ChatGPT, an artificial intelligence (AI) chatbot, has become a trending topic since it hit the tech scene. 

However, an investigative report has been released that details the alleged exploitation to improve it.

According to TIME, OpenAI — the creator of ChatGPT — is said to have outsourced Kenyan workers who earned less than $2 per hour to make the chatbot less toxic.

The workers are under Sama, a San Francisco-based firm that hires people in Kenya, Uganda, and India. The report details that OpenAI had the goal of feeding an AI “with labeled examples of violence, hate speech, and sexual abuse, and that tool could learn to detect those forms of toxicity in the wild.”

Then, to get those labels, the company sent tens of thousands of snippets of text pulled from the dark web to Sama in November 2021.

The firm alleges that there were three contracts worth $200,000 and the Kenyan workers were to be paid $12.50 per hour.

“Despite the foundational role played by these data enrichment professionals, a growing body of research reveals the precarious working conditions these workers face,” said Partnership on AI, a coalition of AI orgs that OpenAI is actually a part of, per the outlet. “This may be the result of efforts to hide AI’s dependence on this large labor force when celebrating the efficiency gains of technology. Out of sight is also out of mind.”

In addition to allegedly being underpaid, the Kenyan workers say that they were “mentally scarred” from the text they had to read through.

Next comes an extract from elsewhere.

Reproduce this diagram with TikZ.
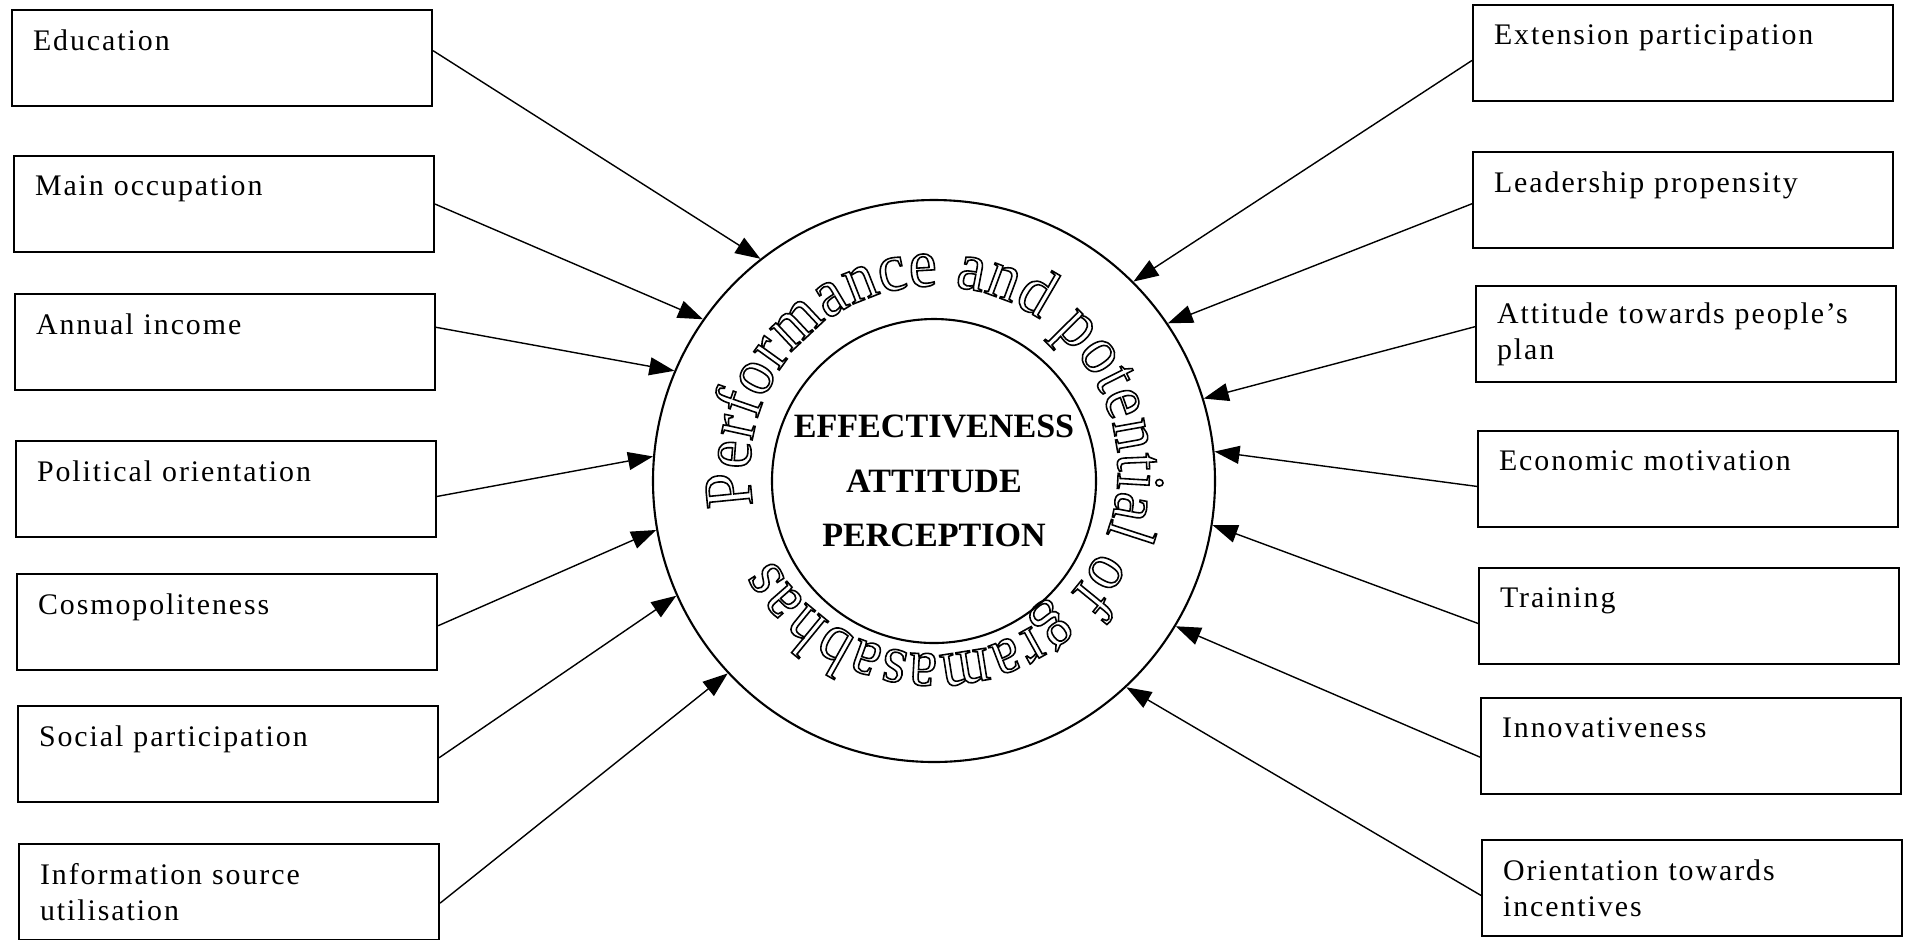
\documentclass[tikz,border=0pt]{standalone}
\usepackage{fontspec}
\setmainfont{Liberation Serif}
\newfontfamily\boxfont[LetterSpace=6.5]{Liberation Serif}
\newfontfamily\ringfam[FakeStretch=0.92]{Liberation Serif}
\usetikzlibrary{arrows.meta,decorations.text}

% outlined letters for the ring text
\newcommand{\ringfont}{\ringfam\fontsize{19.5}{23}\selectfont\special{pdf:literal direct 1 Tr 0.45 w}}

\begin{document}
\begin{tikzpicture}[x=0.1mm,y=0.1mm,
  factor/.style={draw, line width=0.6pt, anchor=north west, minimum width=42mm, minimum height=9.6mm,
    text width=37.8mm, inner xsep=2.1mm, inner ysep=0pt, align=left,
    font=\boxfont\fontsize{8.5}{10.3}\selectfont},
  link/.style={-{Triangle[length=2.5mm,width=1.8mm]}, line width=0.4pt},
  ring/.style={draw, circle, line width=0.6pt, inner sep=0pt}]
\useasboundingbox (0,0) rectangle (1908,-939);

% centre
\node[ring, minimum size=56.2mm] (outer) at (934,-481) {};
\node[ring, minimum size=32.4mm, align=center, font=\bfseries\fontsize{9.7}{15.5}\selectfont] (inner) at (934,-481) {EFFECTIVENESS\\ATTITUDE\\PERCEPTION};
\coordinate (mid) at ([yshift=1.1mm]outer.center);
\begin{scope}
\path[decorate, decoration={text along path, text align=fit to path,
  text={|\ringfont|Performance and potential of gramasabhas}}]
  ([shift={(191:18.4mm)}]mid) arc[start angle=191, end angle=-151, radius=18.4mm];
\end{scope}

% left factors
\node[factor] (edu) at (11,-9) {Education\\~};
\node[factor] (occ) at (13,-155) {Main occupation\\~};
\node[factor] (income) at (14,-293) {Annual income\\~};
\node[factor] (polit) at (15,-440) {Political orientation\\~};
\node[factor] (cosmo) at (16,-573) {Cosmopoliteness\\~};
\node[factor] (social) at (17,-705) {Social participation\\~};
\node[factor] (info) at (18,-843) {Information source\\utilisation};

% right factors
\node[factor] (ext) at (1472,-4) {Extension participation\\~};
\node[factor] (lead) at (1472,-151) {Leadership propensity\\~};
\node[factor] (attit) at (1475,-285) {Attitude towards people’s\\plan};
\node[factor] (econ) at (1477,-430) {Economic motivation\\~};
\node[factor] (train) at (1478,-567) {Training\\~};
\node[factor] (innov) at (1480,-697) {Innovativeness\\~};
\node[factor] (incent) at (1481,-839) {Orientation towards\\incentives};

% arrows into the ring
\draw[link] (edu.2) -- (outer.128.5);
\draw[link] (occ.east) -- (outer.145);
\draw[link] (income.4) -- (outer.157);
\draw[link] (polit.-2) -- (outer.175);
\draw[link] (cosmo.-1) -- (outer.190.5);
\draw[link] (social.-1.5) -- (outer.204.5);
\draw[link] (info.-3.5) -- (outer.223);
\draw[link] (ext.182.5) -- (outer.45);
\draw[link] (lead.181) -- (outer.34.5);
\draw[link] (attit.178) -- (outer.17);
\draw[link] (econ.182.7) -- (outer.6.7);
\draw[link] (train.182.2) -- (outer.-9.7);
\draw[link] (innov.183.3) -- (outer.-31);
\draw[link] (incent.182) -- (outer.-47.5);
\end{tikzpicture}
\end{document}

“That was torture,” one anonymous Sama worker said. “You will read a number of statements like that all through the week. By the time it gets to Friday, you are disturbed from thinking through that picture.”

Due to the alleged traumatic work environment, Sama canceled all of its work early for OpenAI in February 2022. In turn, the two parties came to an agreement that the original $200,000 wouldn’t be paid. OpenAI claims that the contracts were worth “about $150,000 over the course of the partnership.”

In regard to the effect of the labeling on Sama workers’ mental health, OpenAI shared a statement.

“…we take the mental health of our employees and those of our contractors very seriously,” an OpenAI spokesperson stated. “Our previous understanding was that [at Sama] wellness programs and 1:1 counseling were offered, workers could opt out of any work without penalization, exposure to explicit content would have a limit, and sensitive information would be handled by workers who were specifically trained to do so.”